Pettingell, J. H. The Unspeakable Gift: The Gift of Eternal Life through Jesus Christ our Lord; With an Introduction, by Rev. Edward White. Yarmouth, Me.: I. C. Wellcome, 1884. Second Edition. [10535]
Black cloth with gilt decoration to front and spine, worn an dull, small wormhole in front joint, 7 3/4 x 5 1/4 inches. former's owner's signature on tp and first preface page. 565 pp. plus recommendations and publisher's catalogue. Good. Hardcover.
The author argues that eternal life is a gift of God, and is only for His people through Jesus Christ; the immortality of the soul is not a Bible doctrine, and the wicked will be destroyed.
The publisher, Isaac C. Wellcome, was a member of the Advent Christian Church, or Second Adventists, a branch of the spiritual descendants of William Miller of the Great Disappointment of 1844 fame.
"Both Nelson H. Barbour and Charles Taze Russell were originally affiliated with the Second Adventists (Advent Christian Church). Russell helped begin the Bible Students movement, from whence Jehovah's Witnesses arose." - note a the Internet Archive for Wellcome's History of the Second Adventist Movement (1874).
John Hancock Pettingill (1815-1887), Congregational minister. He was a Yale graduate (1840); taught in NY in the Institution for the Deaf and Dumb (1838-43), studied at Union Theological Seminary (1839-41). He was the pastor of several churches in New England, and a district secretary for the A. B. C. F. M. at Albany (1853-60) ,during which period he visited the missions of the American Board in Serbia, Turkey, and Greece. From 1866 to 1873 he was the chaplain of the Seamen's Friend Society at Antwerp, Belgium, and his efforts on behalf of those sick with cholera in 1866 were recognized by the Belgian government. His later years were devoted chiefly to literary work.
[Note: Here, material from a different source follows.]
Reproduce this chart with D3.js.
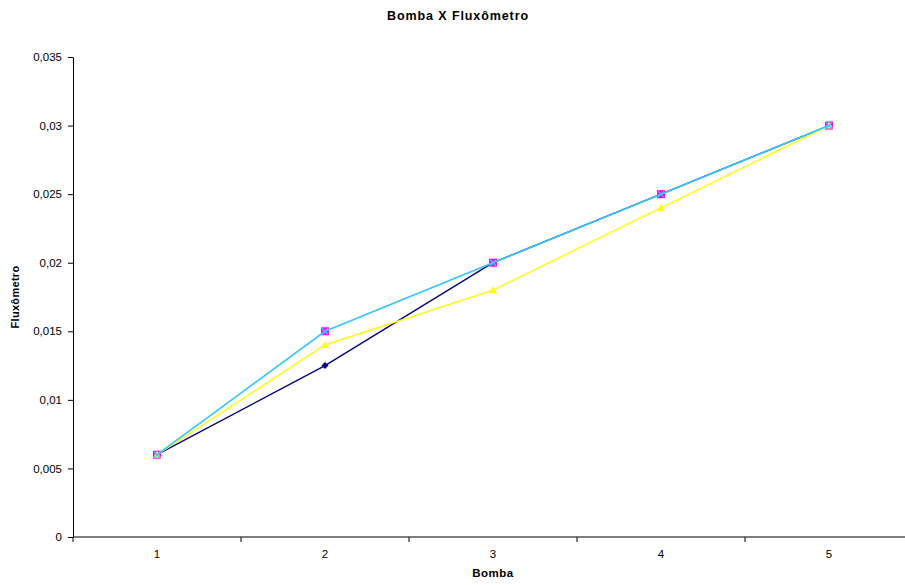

"He wrote principally on the science of religion, and was the first American teacher to propound the doctrine that eternal life was dependent upon knowledge and faith in Christ as held by the primitive Church up to the time of Plato. He was subjected to great losses by the reasons of his teachings, and his books were not received with favor even after he had succeeded in having them published. Finally they grew in favor and were reprinted in several continental languages, and at his death he had a large number of disciples." - The Biographical Dictionary of America online.